Dataset records
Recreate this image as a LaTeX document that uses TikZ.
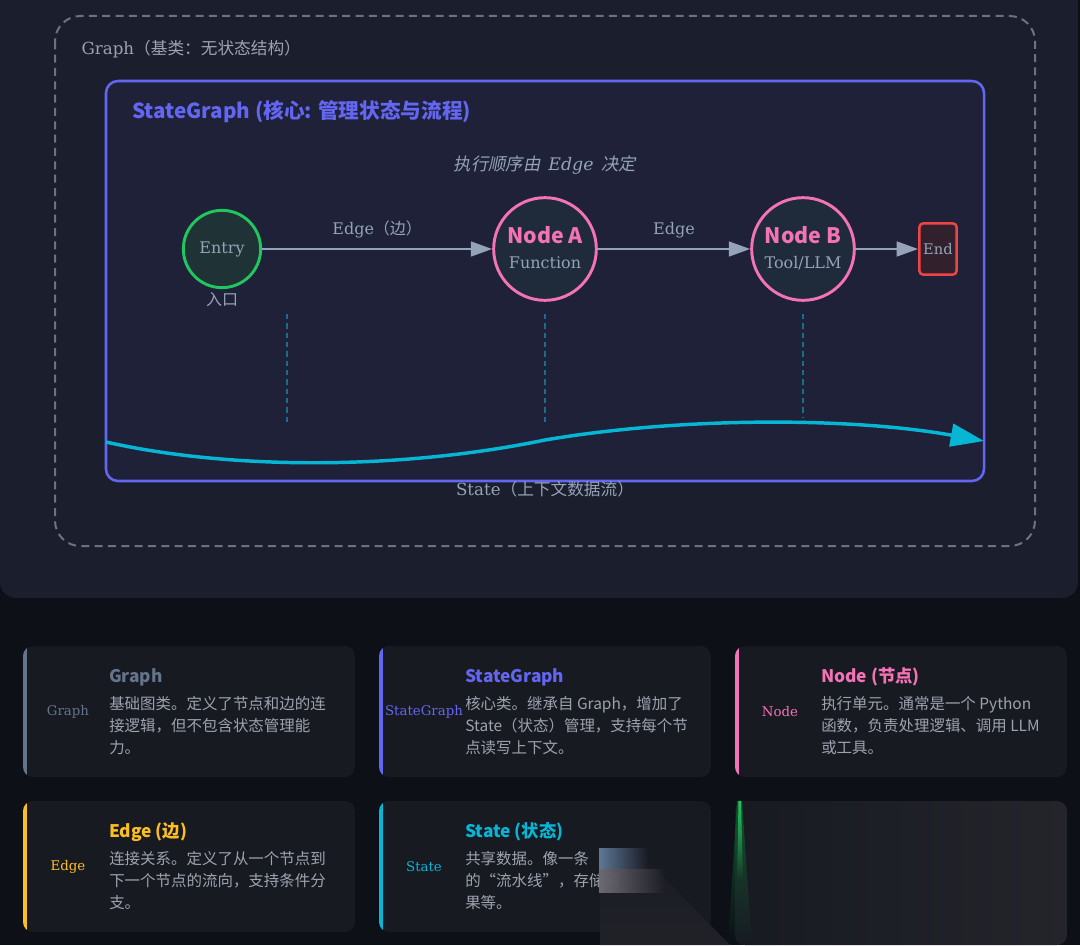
\documentclass[tikz,border=0pt]{standalone}
\usepackage{fontspec}
\setmainfont{DejaVu Serif}
\newfontfamily\zhsans{Noto Sans CJK SC}
\newfontfamily\zhslant{Noto Sans CJK SC}[FakeSlant=0.2]
\usetikzlibrary{arrows.meta,fadings}

\definecolor{pagebg}{HTML}{0D1017}
\definecolor{panel}{HTML}{1B1F2D}
\definecolor{innerbg}{HTML}{1E2138}
\definecolor{dashgray}{HTML}{6B7280}
\definecolor{slate}{HTML}{94A3B8}
\definecolor{indigo}{HTML}{6366F1}
\definecolor{entrygreen}{HTML}{22C55E}
\definecolor{entryfill}{HTML}{1F3236}
\definecolor{nodepink}{HTML}{F472B6}
\definecolor{nodefill}{HTML}{1F2A3B}
\definecolor{endred}{HTML}{EF4444}
\definecolor{endfill}{HTML}{33202D}
\definecolor{statecyan}{HTML}{06B6D4}
\definecolor{guideteal}{HTML}{1B6E8A}
\definecolor{cardbg}{HTML}{181A22}
\definecolor{carddesc}{HTML}{9CA3AF}
\definecolor{graphgray}{HTML}{64748B}
\definecolor{edgeyellow}{HTML}{FBBF24}
\definecolor{fadedcard}{HTML}{24252B}
\definecolor{smearblue}{HTML}{5D7896}
\definecolor{smeargray}{HTML}{6E6A74}

\newcommand\zh[1]{{\zhsans #1}}

\tikzfading[name=fadedown, top color=transparent!0, bottom color=transparent!100]
\tikzfading[name=faderight, left color=transparent!0, right color=transparent!100]

\tikzset{
  lbl/.style={text=slate, font=\fontsize{12}{14}\selectfont, inner sep=1pt},
  flow/.style={draw=slate, line width=1.9pt, -{Triangle[length=16pt,width=11pt]}},
  stateguide/.style={draw=guideteal, line width=0.8pt, dash pattern=on 4pt off 3pt},
  cardtag/.style={font=\fontsize{10}{12}\selectfont, inner sep=0pt},
  cardtitle/.style={font=\zhsans\bfseries\fontsize{13}{15}\selectfont, anchor=west, inner sep=0pt},
  cardtext/.style={text=carddesc, font=\zhsans\fontsize{11.6}{16.5}\selectfont, anchor=north west, align=left, inner sep=0pt}
}

\newcommand\infocard[9]{%
  \begin{scope}
    \clip[rounded corners=7.5pt] (#2,#3) rectangle ++(332,131);
    \fill[cardbg] (#2,#3) rectangle ++(332,131);
    \fill[#4] (#2,#3) rectangle ++(3.5,131);
  \end{scope}
  \node[cardtag, text=#4] (#1tag) at (#2+45,#3+66) {#5};
  \node[cardtitle, text=#4] (#1title) at (#2+86,#3+31) {#6};
  \node[cardtext] (#1text) at (#2+86,#3+50) {#7\\#8\\#9};
}

\begin{document}
\begin{tikzpicture}[x=0.75pt,y=-0.75pt]
\useasboundingbox (0,0) rectangle (1080,945);
\fill[pagebg] (0,0) rectangle (1080,945);
\fill[panel, rounded corners=12pt] (0,-30) rectangle (1078,598);

\draw[dashgray, line width=1.5pt, dash pattern=on 6pt off 4pt, rounded corners=19pt] (55,16) rectangle (1035,546);
\node[lbl, anchor=west, text=carddesc, font=\fontsize{12.5}{14}\selectfont] (graphlbl) at (80,49) {Graph\zh{（基类：无状态结构）}};

\draw[indigo, line width=1.9pt, fill=innerbg, rounded corners=9pt] (106,81) rectangle (984,481);
\node[anchor=west, text=indigo, font=\zhsans\bfseries\fontsize{15.5}{18}\selectfont, inner sep=0pt] (sgtitle) at (132,112) {StateGraph (核心: 管理状态与流程)};
\node[lbl, font=\fontsize{13}{15}\selectfont] (order) at (545,165) {{\zhslant 执行顺序由}\hspace{0.45em}{\itshape Edge}\hspace{0.45em}{\zhslant 决定}};

\node[circle, draw=entrygreen, fill=entryfill, line width=2.2pt, minimum size=58pt, inner sep=0pt, lbl] (entry) at (222,249) {Entry};
\node[lbl] (entrycn) at (222,300) {\zh{入口}};
\node[circle, draw=nodepink, fill=nodefill, line width=2.2pt, minimum size=77pt, inner sep=0pt] (nodea) at (545,249) {};
\node[text=nodepink, font=\zhsans\bfseries\fontsize{16}{18}\selectfont, inner sep=0pt] (nodeaname) at (545,235) {Node A};
\node[lbl] (nodeafn) at (545,263) {Function};
\node[circle, draw=nodepink, fill=nodefill, line width=2.2pt, minimum size=77pt, inner sep=0pt] (nodeb) at (803,249) {};
\node[text=nodepink, font=\zhsans\bfseries\fontsize{16}{18}\selectfont, inner sep=0pt] (nodebname) at (803,235) {Node B};
\node[lbl] (nodebfn) at (803,263) {Tool/LLM};
\node[draw=endred, fill=endfill, line width=1.9pt, rounded corners=3pt, minimum width=28pt, minimum height=38.5pt, inner sep=0pt, lbl, font=\fontsize{11}{13}\selectfont] (end) at (938,249) {End};

\draw[flow] (entry) -- (nodea) node[midway, above=6pt, lbl] {Edge\zh{（边）}};
\draw[flow] (nodea) -- (nodeb) node[midway, above=6pt, lbl] {Edge};
\draw[flow] (nodeb) -- (end);

\foreach \gx/\gy in {287/426,545/426,803/418}
  \draw[stateguide] (\gx,314) -- (\gx,\gy);

\coordinate (wavestart) at (106,442);
\coordinate (waveend) at (984,441);
\draw[statecyan, line width=2.6pt, -{Triangle[length=25pt,width=17pt]}] (wavestart) .. controls (230,470) and (400,470) .. (545,440) .. controls (680,417) and (850,417) .. (waveend);
\node[lbl, font=\fontsize{12.5}{14}\selectfont] (statelbl) at (545,489) {State\zh{（上下文数据流）}};

\infocard{graph}{23}{646}{graphgray}{Graph}{Graph}{基础图类。定义了节点和边的连}{接逻辑，但不包含状态管理能}{力。}
\infocard{sg}{379}{646}{indigo}{StateGraph}{StateGraph}{核心类。继承自 Graph，增加了}{State（状态）管理，支持每个节}{点读写上下文。}
\infocard{node}{735}{646}{nodepink}{Node}{Node (节点)}{执行单元。通常是一个 Python}{函数，负责处理逻辑、调用 LLM}{或工具。}
\infocard{edge}{23}{801}{edgeyellow}{Edge}{Edge (边)}{连接关系。定义了从一个节点到}{下一个节点的流向，支持条件分}{支。}
\infocard{state}{379}{801}{statecyan}{State}{State (状态)}{共享数据。像一条}{的“流水线”，存储消}{果等。}

\shade[left color=cardbg, right color=fadedcard, rounded corners=7.5pt] (735,801) rectangle (1067,945);
\shade[top color=cardbg, bottom color=fadedcard, opacity=0.85] (600,845) -- (632,845) -- (730,945) -- (600,945) -- cycle;
\fill[smearblue, path fading=faderight] (599,848) rectangle (648,869);
\fill[smeargray, path fading=faderight] (599,869) rectangle (665,893);
\fill[entrygreen!60!black, path fading=fadedown, opacity=0.6] (737,801) -- (742,801) -- (752,945) -- (728,945) -- cycle;
\fill[entrygreen, path fading=fadedown] (738.5,801) -- (741,801) -- (743,880) -- (737,880) -- cycle;
\end{tikzpicture}
\end{document}
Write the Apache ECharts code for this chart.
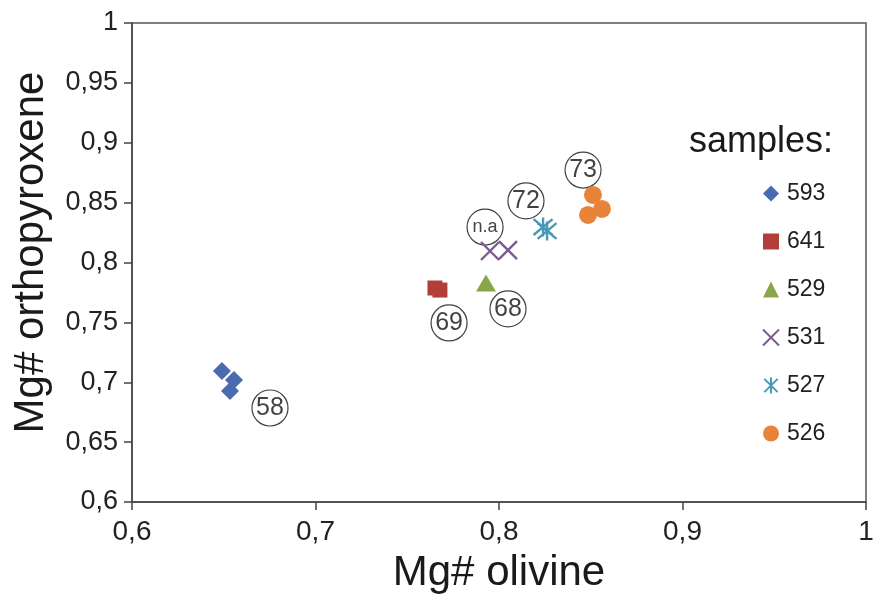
<!DOCTYPE html>
<html>
<head>
<meta charset="utf-8">
<style>
  html, body { margin: 0; padding: 0; background: #fff; }
  #chart { width: 878px; height: 597px; }
</style>
<script src="https://cdn.jsdelivr.net/npm/echarts@6/dist/echarts.min.js"></script>
</head>
<body>
<div id="chart"></div>
<script>
// sample names, in legend order
var sampleNames = ['593', '641', '529', '531', '527', '526'];

// Mg# olivine / Mg# orthopyroxene for each sample
var olivine593 = [0.649, 0.6556, 0.6534];
var opx593 = [0.7094, 0.7019, 0.6927];
var olivine641 = [0.7651, 0.7678];
var opx641 = [0.7787, 0.777];
var olivine529 = [0.7929];
var opx529 = [0.7829];
var olivine531 = [0.7951, 0.8049];
var opx531 = [0.8096, 0.8104];
var olivine527 = [0.824, 0.8262];
var opx527 = [0.8296, 0.8263];
var olivine526 = [0.8512, 0.8485, 0.8561];
var opx526 = [0.8564, 0.8397, 0.8447];

// circled numbers next to the groups
var noteText = ['58', '69', '68', 'n.a', '72', '73'];
var noteX = [0.6752, 0.7728, 0.8049, 0.7924, 0.8147, 0.8458];
var noteY = [0.6785, 0.7495, 0.7612, 0.8296, 0.8514, 0.8772];

var sampleX = [olivine593, olivine641, olivine529, olivine531, olivine527, olivine526];
var sampleY = [opx593, opx641, opx529, opx531, opx527, opx526];

var colors = ['#4a6baf', '#b23e3a', '#8aa64a', '#7d5b91', '#4a98b8', '#e8843a'];
var symbols = [
  'path://M5,0L10,5L5,10L0,5Z',
  'rect',
  'triangle',
  'path://M0,0L10,10M10,0L0,10',
  'path://M0,0L10,10M10,0L0,10M5,-1L5,11',
  'circle'
];
var sizes = [18, 15, [20, 17], 18, 19, 18];
var stroked = [false, false, false, true, true, false];

function pairs(xs, ys) {
  return xs.map(function (x, i) { return [x, ys[i]]; });
}

function comma(v) {
  return String(+v.toFixed(2)).replace('.', ',');
}

var font = 'Liberation Sans, Arial, sans-serif';

var series = [{
  name: 'notes',
  type: 'scatter',
  symbol: 'circle',
  symbolSize: 36,
  z: 1,
  itemStyle: { color: '#fff', borderColor: '#111', borderWidth: 1.2 },
  label: {
    show: true,
    position: 'inside',
    color: '#111',
    fontFamily: font,
    fontSize: 25,
    formatter: function (p) { return noteText[p.dataIndex]; }
  },
  data: pairs(noteX, noteY).map(function (d, i) {
    return noteText[i] === 'n.a'
      ? { value: d, label: { fontSize: 18 } }
      : d;
  })
}];

sampleNames.forEach(function (name, i) {
  series.push({
    name: name,
    type: 'scatter',
    symbol: symbols[i],
    symbolSize: sizes[i],
    z: 3,
    itemStyle: stroked[i]
      ? { color: 'rgba(0,0,0,0)', borderColor: colors[i], borderWidth: 2.4, opacity: 1 }
      : { color: colors[i], opacity: 1 },
    data: pairs(sampleX[i], sampleY[i])
  });
});

var chart = echarts.init(document.getElementById('chart'));
chart.setOption({
  animation: false,
  title: {
    text: 'samples:',
    left: 684,
    top: 119,
    textStyle: { fontFamily: font, fontSize: 36, fontWeight: 'normal', color: '#1a1a1a' }
  },
  legend: {
    data: sampleNames,
    orient: 'vertical',
    left: 757,
    top: 177,
    itemWidth: 16,
    itemHeight: 16,
    itemGap: 25,
    textStyle: {
      fontFamily: font,
      fontSize: 23,
      color: '#222',
      padding: [0, 0, 0, 3]
    }
  },
  grid: {
    left: 132,
    top: 23,
    right: 12,
    bottom: 95,
    outerBoundsMode: 'none',
    show: true,
    borderColor: '#555',
    borderWidth: 1.5
  },
  xAxis: {
    type: 'value',
    min: 0.6,
    max: 1,
    interval: 0.1,
    name: 'Mg# olivine',
    nameLocation: 'middle',
    nameGap: 50,
    nameTextStyle: { fontFamily: font, fontSize: 42, color: '#1a1a1a' },
    axisLine: { lineStyle: { color: '#444', width: 1.5 } },
    axisTick: { inside: false, length: 8, lineStyle: { color: '#444', width: 1.5 } },
    axisLabel: {
      margin: 16,
      fontFamily: font,
      fontSize: 28,
      color: '#222',
      formatter: comma
    },
    splitLine: { show: false }
  },
  yAxis: {
    type: 'value',
    min: 0.6,
    max: 1,
    interval: 0.05,
    name: 'Mg# orthopyroxene',
    nameLocation: 'middle',
    nameGap: 80,
    nameTextStyle: { fontFamily: font, fontSize: 42, color: '#1a1a1a', padding: [0, 0, 0, 20] },
    axisLine: { lineStyle: { color: '#444', width: 1.5 } },
    axisTick: { inside: false, length: 8, lineStyle: { color: '#444', width: 1.5 } },
    axisLabel: {
      margin: 14,
      fontFamily: font,
      fontSize: 27,
      color: '#222',
      formatter: comma
    },
    splitLine: { show: false }
  },
  series: series
});
</script>
</body>
</html>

### Task brief
Extract, word for word, each line from the top of the data down to and including the line with "color=transparent!0, right color=transparent!100]"; skip the pictures.

### Task answer
Recreate this image as a LaTeX document that uses TikZ.
\documentclass[tikz,border=0pt]{standalone}
\usepackage{fontspec}
\setmainfont{DejaVu Serif}
\newfontfamily\zhsans{Noto Sans CJK SC}
\newfontfamily\zhslant{Noto Sans CJK SC}[FakeSlant=0.2]
\usetikzlibrary{arrows.meta,fadings}

\definecolor{pagebg}{HTML}{0D1017}
\definecolor{panel}{HTML}{1B1F2D}
\definecolor{innerbg}{HTML}{1E2138}
\definecolor{dashgray}{HTML}{6B7280}
\definecolor{slate}{HTML}{94A3B8}
\definecolor{indigo}{HTML}{6366F1}
\definecolor{entrygreen}{HTML}{22C55E}
\definecolor{entryfill}{HTML}{1F3236}
\definecolor{nodepink}{HTML}{F472B6}
\definecolor{nodefill}{HTML}{1F2A3B}
\definecolor{endred}{HTML}{EF4444}
\definecolor{endfill}{HTML}{33202D}
\definecolor{statecyan}{HTML}{06B6D4}
\definecolor{guideteal}{HTML}{1B6E8A}
\definecolor{cardbg}{HTML}{181A22}
\definecolor{carddesc}{HTML}{9CA3AF}
\definecolor{graphgray}{HTML}{64748B}
\definecolor{edgeyellow}{HTML}{FBBF24}
\definecolor{fadedcard}{HTML}{24252B}
\definecolor{smearblue}{HTML}{5D7896}
\definecolor{smeargray}{HTML}{6E6A74}

\newcommand\zh[1]{{\zhsans #1}}

\tikzfading[name=fadedown, top color=transparent!0, bottom color=transparent!100]
\tikzfading[name=faderight, left color=transparent!0, right color=transparent!100]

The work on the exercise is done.